Carefully we wipe them hour by hour,
And let no dust alight.
Having asked for the verse to be read out to him, Hui Neng then requested that the following verse be pasted up on the wall beside it.
There is no Bodhi-tree,
Nor stand of a mirror bright.
Since all is void,
Where can the dust alight?
Here in a nutshell was the essence of the teaching contained in the Diamond Sutra, and the abbot visited Hui Neng secretly at night in the kitchens to confirm him as his successor, even though Hui Neng was still a lay person and illiterate into the bargain. No amount of polishing and waxing of a well cared for motor car will prevent it from growing old, deteriorating and eventually needing to be replaced. The same is true of all sentient beings, all of which must eventually fade away in some way or other. The void is where the opposites are resolved in the realisation of the Essence of Mind, the Unborn, the Buddha Nature, call it what you will, and it is where the concept of the alighting of dust is quite meaningless. The difference between the teaching of Shen Hsui and that of Hui Neng is the difference between regarding meditation as an end in itself and that of seeing it as a vehicle.

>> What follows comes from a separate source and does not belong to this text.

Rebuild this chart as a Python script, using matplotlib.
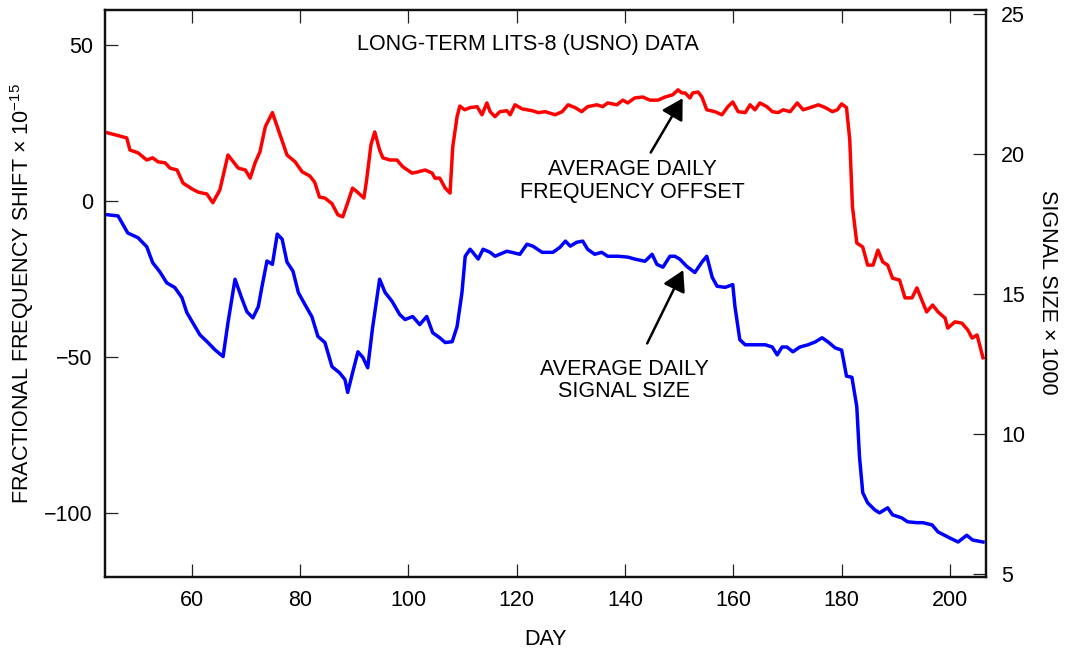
import matplotlib
matplotlib.use("Agg")
import matplotlib.pyplot as plt

plt.rcParams['font.family'] = ['Liberation Sans', 'DejaVu Sans']
plt.rcParams['mathtext.fontset'] = 'custom'
plt.rcParams['mathtext.rm'] = 'Liberation Sans'
plt.rcParams['mathtext.it'] = 'Liberation Sans:italic'
plt.rcParams['mathtext.bf'] = 'Liberation Sans:bold'

# Average daily fractional frequency offset (x 1e-15) vs day
freq_days = [44.5, 47.3, 48.0, 48.6, 50.1, 51.7, 52.8, 53.8, 55.1, 56.0, 57.3, 58.4,
             60.1, 61.2, 62.8, 63.9, 65.2, 66.7, 68.6, 69.9, 70.8, 71.7, 72.6, 73.6,
             74.9, 76.0, 77.6, 79.1, 80.4, 81.8, 82.7, 83.6, 84.6, 85.9, 87.0, 87.9,
             88.8, 89.7, 90.6, 91.8, 92.3, 93.1, 93.8, 94.7, 95.3, 96.6, 97.9, 99.0,
             100.7, 101.8, 103.1, 104.4, 104.9, 105.8, 106.8, 107.7, 108.2, 109.0,
             109.5, 110.4, 111.4, 112.7, 113.6, 114.5, 115.1, 116.0, 116.9, 118.2,
             118.8, 119.7, 121.0, 122.9, 124.0, 125.3, 127.1, 128.4, 129.5, 130.8,
             132.0, 133.1, 134.8, 135.9, 136.8, 138.5, 139.6, 140.5, 141.8, 143.3,
             144.6, 146.1, 147.4, 148.8, 149.8, 150.5, 151.1, 152.0, 152.5, 153.5,
             154.2, 155.1, 156.6, 157.9, 159.0, 159.9, 160.9, 162.2, 163.1, 164.0,
             164.9, 166.2, 167.2, 168.3, 169.2, 170.5, 171.8, 172.9, 174.2, 175.7,
             177.0, 178.3, 179.2, 180.0, 180.9, 181.5, 182.0, 182.8, 183.9, 184.8,
             185.8, 186.7, 187.6, 188.5, 189.4, 190.7, 191.7, 193.0, 193.9, 194.8,
             195.7, 196.8, 197.8, 199.1, 199.6, 200.9, 202.2, 203.3, 204.1, 205.0,
             206.1]
freq_shift = [21.8, 20.5, 20.2, 16.3, 15.4, 13.1, 13.8, 12.5, 12.2, 10.5, 9.9, 5.7,
              3.8, 2.8, 2.2, -0.6, 3.5, 14.7, 10.5, 9.9, 7.3, 12.2, 15.7, 23.8,
              28.3, 22.8, 14.7, 12.5, 9.3, 8.0, 6.0, 1.2, 0.9, -0.9, -4.5, -5.1,
              -0.6, 4.1, 2.8, 0.9, 6.7, 18.0, 22.1, 16.3, 13.8, 13.1, 13.1, 10.9,
              8.9, 9.3, 9.9, 8.9, 7.3, 7.3, 4.1, 2.5, 17.3, 27.0,
              30.4, 29.2, 29.9, 30.2, 27.6, 31.4, 28.6, 27.0, 28.6, 28.9,
              27.6, 30.8, 29.5, 28.9, 28.3, 28.6, 27.6, 28.6, 30.8, 29.9,
              28.6, 30.2, 30.8, 30.2, 31.4, 30.8, 32.3, 31.4, 33.0, 33.3,
              32.3, 32.3, 33.3, 34.0, 35.6, 34.6, 34.6, 33.0, 34.6, 34.9,
              33.3, 29.2, 28.6, 27.6, 30.2, 31.7, 28.6, 28.3, 30.8, 29.2,
              31.4, 30.2, 28.6, 28.3, 29.2, 28.6, 31.4, 29.2, 29.9, 30.8,
              29.9, 28.6, 29.2, 31.1, 29.9, 19.6, -1.9, -13.5, -14.8, -20.6,
              -20.6, -15.8, -19.6, -20.6, -24.8, -25.4, -31.1, -31.1, -27.9, -31.8,
              -35.6, -33.4, -35.6, -37.6, -40.8, -38.8, -39.2, -41.4, -44.0, -43.0,
              -50.3]

# Average daily signal size (x 1000) vs day
signal_days = [44.5, 46.4, 48.2, 50.1, 51.7, 52.8, 54.1, 55.4, 56.9, 58.2, 59.1, 60.2,
               61.5, 63.0, 64.3, 65.8, 66.7, 68.0, 69.3, 70.2, 71.3, 72.3, 73.0, 73.9,
               74.9, 75.8, 76.7, 77.6, 78.7, 79.7, 80.9, 82.2, 83.3, 84.6, 85.9, 87.3,
               88.3, 88.8, 89.7, 90.7, 91.6, 92.5, 93.4, 94.7, 95.7, 97.0, 98.4, 99.4,
               100.8, 102.1, 103.4, 104.5, 105.8, 106.8, 108.1, 109.0, 109.9, 110.5,
               111.4, 111.9, 112.9, 113.8, 115.1, 116.0, 118.2, 120.6, 121.9, 123.0,
               124.7, 126.7, 128.0, 129.0, 129.9, 131.1, 132.2, 133.1, 134.4, 135.7,
               136.8, 138.7, 140.5, 141.8, 143.7, 145.0, 145.9, 147.0, 148.3, 149.2,
               150.1, 151.4, 152.9, 154.2, 155.1, 156.1, 157.0, 158.5, 159.9, 160.3,
               161.2, 162.2, 165.9, 167.2, 168.1, 169.0, 169.9, 171.0, 172.3, 173.8,
               175.1, 176.4, 177.5, 178.8, 180.0, 180.9, 181.9, 182.8, 183.3, 183.9,
               184.8, 186.1, 187.0, 188.5, 189.4, 191.1, 192.2, 193.9, 195.0, 196.7,
               197.8, 199.6, 201.5, 203.1, 204.2, 206.1]
signal_size = [17.83, 17.79, 17.18, 17.01, 16.69, 16.12, 15.80, 15.40, 15.23, 14.87, 14.34, 13.98,
               13.55, 13.27, 13.01, 12.77, 13.98, 15.53, 14.82, 14.37, 14.15, 14.55, 15.29, 16.18,
               16.06, 17.14, 16.96, 16.14, 15.82, 15.05, 14.63, 14.19, 13.49, 13.27, 12.41, 12.19,
               11.95, 11.49, 12.19, 12.94, 12.74, 12.37, 13.80, 15.53, 15.06, 14.74, 14.27, 14.09,
               14.20, 13.91, 14.20, 13.62, 13.44, 13.27, 13.30, 13.84, 15.05, 16.35,
               16.60, 16.49, 16.25, 16.60, 16.49, 16.35, 16.53, 16.42, 16.78, 16.71,
               16.49, 16.49, 16.67, 16.89, 16.71, 16.85, 16.89, 16.60, 16.42, 16.49,
               16.35, 16.35, 16.32, 16.25, 16.17, 16.42, 16.06, 15.96, 16.35, 16.35,
               16.25, 15.99, 15.77, 16.14, 16.35, 15.60, 15.28, 15.24, 15.34, 14.56,
               13.37, 13.19, 13.19, 13.11, 12.83, 13.11, 13.11, 12.94, 13.11, 13.19,
               13.29, 13.44, 13.29, 13.08, 13.00, 12.07, 12.03, 10.98, 9.19, 7.91,
               7.55, 7.30, 7.19, 7.37, 7.12, 7.01, 6.87, 6.84, 6.84, 6.76,
               6.51, 6.33, 6.15, 6.39, 6.22, 6.15]

x_ticks = [60, 80, 100, 120, 140, 160, 180, 200]
left_ticks = [-100, -50, 0, 50]
right_ticks = [5, 10, 15, 20, 25]

FS = 15.5

fig = plt.figure(figsize=(10.65, 6.53), dpi=100)
ax = fig.add_axes([105.3 / 1065, 1 - 577.3 / 653, 880.4 / 1065, 567.3 / 653])
ax2 = ax.twinx()

ax.plot(freq_days, freq_shift, color='#ff0000', lw=2.5, solid_joinstyle='round')
ax2.plot(signal_days, signal_size, color='#0000ff', lw=2.5, solid_joinstyle='round')

ax.set_xlim(44.05, 206.6)
ax.set_ylim(-120.7, 61.2)
ax2.set_ylim(4.89, 25.14)

ax.set_xticks(x_ticks)
ax.set_yticks(left_ticks)
ax2.set_yticks(right_ticks)

tick_kw = dict(direction='in', length=9.5, width=0.9, color='#222222',
               labelsize=FS, labelcolor='black')
ax.tick_params(axis='x', top=True, bottom=True, pad=9, **tick_kw)
ax.tick_params(axis='y', left=True, right=False, pad=9, **tick_kw)
ax2.tick_params(axis='y', right=True, left=False, pad=11, **tick_kw)

for a in (ax, ax2):
    for s in a.spines.values():
        s.set_linewidth(1.6)
        s.set_color('#111111')

ax.set_xlabel('DAY', fontsize=FS)
ax.set_ylabel('FRACTIONAL FREQUENCY SHIFT \u00d7 10$^{\u221215}$', fontsize=FS)
ax2.set_ylabel('SIGNAL SIZE \u00d7 1000', fontsize=FS, rotation=270)
ax.xaxis.set_label_coords(0.5, -0.092)
ax.yaxis.set_label_coords(-0.079, 0.5)
ax2.yaxis.set_label_coords(1.082, 0.503)

ax.text(122.0, 50.0, 'LONG-TERM LITS-8 (USNO) DATA', ha='center', va='center', fontsize=FS)

arrow = dict(arrowstyle='-|>,head_length=1.25,head_width=0.72', color='black', lw=1.8,
             shrinkA=0, shrinkB=0, mutation_scale=10)
ax.annotate('', xy=(150.65, 32.9), xytext=(144.75, 15.5), arrowprops=arrow)
ax.annotate('', xy=(150.76, -22.2), xytext=(144.1, -45.7), arrowprops=arrow)
ax.text(141.4, 6.3, 'AVERAGE DAILY\nFREQUENCY OFFSET', ha='center', va='center',
        fontsize=FS, linespacing=1.1)
ax.text(139.8, -57.6, 'AVERAGE DAILY\nSIGNAL SIZE', ha='center', va='center',
        fontsize=FS, linespacing=1.1)

fig.savefig('out.png', dpi=100)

Nearly 1000 years after the time of Hui Neng, this time in Japan, Bankei took up the theme of the Unborn Buddha Mind as being with us all as something we only had to realise, a task only made difficult by its very simplicity. Bankei poured scorn on those who surmised that women were less able to achieve this than men, or that monks could do it better than lay people. Not surprisingly, after Bankei`s demise, there was no mad rush on the part of the hierarchy in Japan to take up on his theme. Even though the Buddha founded no priesthood, it is often found in Buddhism by default as the great monasteries seek to protect their privileged position. The greater the potential for piety, the greater the potential for corruption. The position of Bankei in Japanese society is akin to that of the Poor Parson as described by Chaucer in the Prologue to his Canterbury Tales. The compassion of the Poor Parson and his devotion to the needs of his parishioners stands out in marked contrast to the grasping selfishness of both the Monk and the Friar.
Although declining church attendance and a dearth in temple building are often quoted as signs of declining values in society, history teaches us quite the reverse. All too often, lavish temples and full churches are symptomatic of a brutal and corrupt society in which the weak are oppressed and the wealthy imagine they can buy their way into eternity by the patronage of religion. Shakyamuni Buddha, Hui Neng and Bankei all taught otherwise. The Way of the Buddhas is to realise the Unborn within ourselves and then see it in every other sentient being.